Answer
$ \frac{11}{16}$
Work Step by Step
Define the events
$A_{1}$ = "Red chip transferred from urn 1. Red chip transferred from urn 2."
$A_{2}$ = "Red chip transferred from urn 1. White chip transferred from urn 2."
$A_{3}$ = "White chip transferred from urn 1. White chip transferred from urn 2."
$A_{3}$ = "White chip transferred from urn 1. Red chip transferred from urn 2."
$B$ = "After the transfer, the chip drawn from urn $1$ is red."
The probabilities of $A_{i}$ are as follows:
$P(A_{1})= \displaystyle \frac{3}{4}\cdot\frac{2}{4} =\frac{3}{8} $
(chosen: one of three reds from urn 1, one of 2 reds from urn 2)
$P(A_{2})=\displaystyle \frac{3}{4}\cdot\frac{2}{4}=\frac{3}{8}$
(chosen: one of three reds from urn 1, one of 2 whites from urn 2)
$P(A_{3})=\displaystyle \frac{1}{4}\cdot\frac{2}{4}=\frac{1}{8}$
(chosen: one of one whites from urn 1, one of 2 whites from urn 2)
$P(A_{4})=\displaystyle \frac{1}{4}\cdot\frac{2}{4}=\frac{1}{8}$
(chosen: one of one whites from urn 1, one of 2 reds from urn 2)

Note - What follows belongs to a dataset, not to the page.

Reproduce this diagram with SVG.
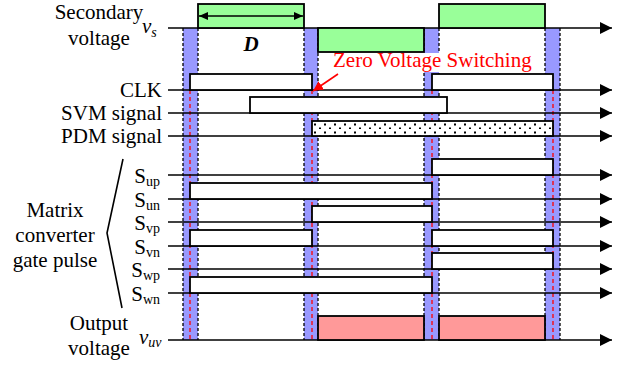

The conditional probabilities $P(B|A_{i})$ are as follows:
$P(B|A_{1}) =P($Urn 1 contains $3$R and $1$W. A red is drawn.$)=\displaystyle \frac{3}{4}$
$P(B|A_{2}) =P($Urn 1 contains $2$R and $2$W. A red is drawn.$)=\displaystyle \frac{2}{4}=\frac{1}{2}$
$P(B|A_{3}) =P($Urn 1 contains $3$R and $1$W. A red is drawn.$)=\displaystyle \frac{3}{4}$
$P(B|A_{4}) =P($Urn 1 contains $4$R and $0$W. A red is drawn.$)=\displaystyle \frac{4}{4}=1$
We can now apply the theorem
$$\begin{align*}
P(B)&=\displaystyle \sum_{i=1}^{n}P(B|A_{i})P(A_{i}) & & \\\\
&= \displaystyle \frac{3}{4}\cdot\frac{3}{8} + \frac{1}{2}\cdot\frac{3}{8} + \frac{3}{4}\cdot\frac{1}{8} + 1\cdot\frac{1}{8} \\\\
& =\displaystyle \frac{11}{16} \end{align*}$$